Pteridaceae are one of the largest fern families, comprising over 1000 species (~10% of extant ferns). But even more notable than their species richness is the remarkable morphological and ecological diversity of the family, which includes obligate epiphytes, free-floating aquatics, brackish-swamp dwellers, several clades specialized for colonizing rocky deserts, and many generalist understory species.
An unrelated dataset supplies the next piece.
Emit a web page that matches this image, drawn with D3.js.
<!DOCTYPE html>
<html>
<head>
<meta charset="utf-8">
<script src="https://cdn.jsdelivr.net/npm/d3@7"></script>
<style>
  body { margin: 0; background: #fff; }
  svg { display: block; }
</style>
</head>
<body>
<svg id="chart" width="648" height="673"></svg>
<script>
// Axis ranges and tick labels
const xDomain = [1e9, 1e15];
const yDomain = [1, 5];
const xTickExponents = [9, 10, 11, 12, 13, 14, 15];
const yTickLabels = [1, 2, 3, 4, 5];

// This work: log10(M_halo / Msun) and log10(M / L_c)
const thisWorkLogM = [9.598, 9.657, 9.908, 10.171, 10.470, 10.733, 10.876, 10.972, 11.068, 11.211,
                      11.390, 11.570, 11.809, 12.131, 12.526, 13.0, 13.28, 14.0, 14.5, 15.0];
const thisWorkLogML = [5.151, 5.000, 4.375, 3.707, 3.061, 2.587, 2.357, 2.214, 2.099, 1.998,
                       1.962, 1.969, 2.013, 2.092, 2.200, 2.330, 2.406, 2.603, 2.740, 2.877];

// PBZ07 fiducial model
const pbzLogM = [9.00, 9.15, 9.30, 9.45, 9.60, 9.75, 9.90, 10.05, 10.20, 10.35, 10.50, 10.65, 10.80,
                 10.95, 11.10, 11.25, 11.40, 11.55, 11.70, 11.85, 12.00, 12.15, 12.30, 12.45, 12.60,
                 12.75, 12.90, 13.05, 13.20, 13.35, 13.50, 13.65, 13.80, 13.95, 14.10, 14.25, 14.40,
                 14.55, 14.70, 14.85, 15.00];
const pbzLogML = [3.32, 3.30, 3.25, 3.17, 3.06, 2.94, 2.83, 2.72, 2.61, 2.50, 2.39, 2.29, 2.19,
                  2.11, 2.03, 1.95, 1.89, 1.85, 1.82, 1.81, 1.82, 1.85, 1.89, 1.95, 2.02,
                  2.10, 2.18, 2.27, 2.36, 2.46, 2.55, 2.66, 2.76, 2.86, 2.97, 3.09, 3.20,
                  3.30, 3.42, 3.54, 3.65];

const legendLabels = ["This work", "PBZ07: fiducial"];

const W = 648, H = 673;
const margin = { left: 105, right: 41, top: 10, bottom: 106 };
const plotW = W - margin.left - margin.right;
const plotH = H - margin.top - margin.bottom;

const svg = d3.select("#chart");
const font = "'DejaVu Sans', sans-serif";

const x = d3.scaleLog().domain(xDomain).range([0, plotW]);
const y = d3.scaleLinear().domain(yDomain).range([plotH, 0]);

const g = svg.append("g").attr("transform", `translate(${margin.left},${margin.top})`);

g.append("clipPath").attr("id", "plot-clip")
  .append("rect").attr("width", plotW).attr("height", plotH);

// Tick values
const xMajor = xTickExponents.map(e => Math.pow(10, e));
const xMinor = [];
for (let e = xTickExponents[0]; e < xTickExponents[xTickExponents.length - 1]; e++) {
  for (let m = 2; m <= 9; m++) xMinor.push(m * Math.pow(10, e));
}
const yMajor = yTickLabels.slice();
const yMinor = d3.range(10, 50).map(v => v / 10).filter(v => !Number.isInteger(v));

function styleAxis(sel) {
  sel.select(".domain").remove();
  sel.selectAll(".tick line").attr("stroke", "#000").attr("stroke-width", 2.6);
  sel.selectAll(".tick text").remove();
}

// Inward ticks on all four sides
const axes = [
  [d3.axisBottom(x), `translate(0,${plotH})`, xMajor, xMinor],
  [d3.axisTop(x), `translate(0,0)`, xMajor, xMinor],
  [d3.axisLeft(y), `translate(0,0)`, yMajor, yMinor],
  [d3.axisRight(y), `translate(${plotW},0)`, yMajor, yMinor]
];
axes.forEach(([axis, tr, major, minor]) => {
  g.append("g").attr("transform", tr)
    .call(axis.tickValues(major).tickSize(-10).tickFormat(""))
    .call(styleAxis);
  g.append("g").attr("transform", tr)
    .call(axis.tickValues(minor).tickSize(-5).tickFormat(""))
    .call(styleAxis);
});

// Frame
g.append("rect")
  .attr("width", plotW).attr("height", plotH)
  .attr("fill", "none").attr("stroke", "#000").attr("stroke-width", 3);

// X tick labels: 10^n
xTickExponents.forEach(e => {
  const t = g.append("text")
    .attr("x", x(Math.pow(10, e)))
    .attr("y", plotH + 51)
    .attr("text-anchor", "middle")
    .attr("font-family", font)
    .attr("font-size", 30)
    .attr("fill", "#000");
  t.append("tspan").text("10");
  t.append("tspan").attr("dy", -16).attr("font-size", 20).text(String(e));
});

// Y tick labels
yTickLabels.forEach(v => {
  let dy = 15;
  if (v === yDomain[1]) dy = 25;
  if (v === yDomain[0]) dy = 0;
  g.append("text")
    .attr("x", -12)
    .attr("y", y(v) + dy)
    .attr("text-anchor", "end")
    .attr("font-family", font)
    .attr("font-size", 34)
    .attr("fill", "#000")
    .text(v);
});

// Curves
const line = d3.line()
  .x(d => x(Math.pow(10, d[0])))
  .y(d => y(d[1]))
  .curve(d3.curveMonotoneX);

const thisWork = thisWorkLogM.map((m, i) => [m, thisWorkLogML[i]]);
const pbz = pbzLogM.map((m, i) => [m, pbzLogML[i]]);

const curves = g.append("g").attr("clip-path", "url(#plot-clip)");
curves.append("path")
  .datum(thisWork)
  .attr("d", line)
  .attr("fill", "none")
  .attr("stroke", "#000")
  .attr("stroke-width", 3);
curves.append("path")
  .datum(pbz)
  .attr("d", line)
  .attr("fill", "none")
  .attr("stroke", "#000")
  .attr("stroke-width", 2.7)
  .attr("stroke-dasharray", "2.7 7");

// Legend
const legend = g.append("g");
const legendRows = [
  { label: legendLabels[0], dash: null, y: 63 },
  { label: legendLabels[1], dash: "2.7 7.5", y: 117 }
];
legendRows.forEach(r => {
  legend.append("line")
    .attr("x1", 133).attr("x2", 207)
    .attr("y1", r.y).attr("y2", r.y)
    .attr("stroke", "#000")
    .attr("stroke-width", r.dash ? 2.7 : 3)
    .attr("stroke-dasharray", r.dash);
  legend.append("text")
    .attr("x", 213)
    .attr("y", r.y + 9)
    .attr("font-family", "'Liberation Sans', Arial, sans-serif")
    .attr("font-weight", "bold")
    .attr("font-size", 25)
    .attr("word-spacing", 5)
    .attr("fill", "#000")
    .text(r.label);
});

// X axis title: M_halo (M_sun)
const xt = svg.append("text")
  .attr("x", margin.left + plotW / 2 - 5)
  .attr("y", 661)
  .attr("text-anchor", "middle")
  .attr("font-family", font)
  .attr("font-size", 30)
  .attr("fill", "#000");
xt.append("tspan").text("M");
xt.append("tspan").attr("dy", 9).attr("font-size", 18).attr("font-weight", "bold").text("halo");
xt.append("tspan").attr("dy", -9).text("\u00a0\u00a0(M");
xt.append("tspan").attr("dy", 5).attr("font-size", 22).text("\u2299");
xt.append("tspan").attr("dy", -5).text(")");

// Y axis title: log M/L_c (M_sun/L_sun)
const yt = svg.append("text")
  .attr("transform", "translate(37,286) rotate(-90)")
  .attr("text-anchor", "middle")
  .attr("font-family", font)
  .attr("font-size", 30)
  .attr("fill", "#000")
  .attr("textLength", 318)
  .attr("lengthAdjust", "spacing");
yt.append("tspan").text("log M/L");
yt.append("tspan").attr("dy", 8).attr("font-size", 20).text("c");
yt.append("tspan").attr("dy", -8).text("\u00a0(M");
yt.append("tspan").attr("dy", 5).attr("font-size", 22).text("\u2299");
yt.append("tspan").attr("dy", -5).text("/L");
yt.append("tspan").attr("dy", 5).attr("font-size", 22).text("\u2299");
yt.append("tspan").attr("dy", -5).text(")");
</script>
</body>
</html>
While some of these life forms do appear in other fern lineages (many other families, for example, contain epiphytes), most are rare and no other fern family contains such a wide range of ecological specializations.

Pteridaceae have been the subject of much taxonomic disagreement—their members have been distributed among at least 20 different families: Acrostichaceae; Actiniopteridaceae; Adiantaceae; Anopteraceae; Antrophyaceae; Bommeriaceae; Ceratopteridaceae; Cheilanthaceae; Coniogrammaceae; Crytopgrammaceae; Hemionitidaceae; Llaveaceae; Negripteridaceae; Notholaenaceae; Parkeriaceae; Platyzomataceae; Pteridaceae; Sinopteridaceae; Taenitidaceae; and Vittariaceae (Smith et al. 1996; Hassler and Swale, 2003). Some of these former family designations (e.g., Llaveaceae, Parkeriaceae, and Vittariaceae) correspond to monophyletic groups now known to be nested within the broader Pteridaceae, while others (e.g., Taenitidaceae) are assemblages of more distantly related species (Schuettpelz et al., 2007).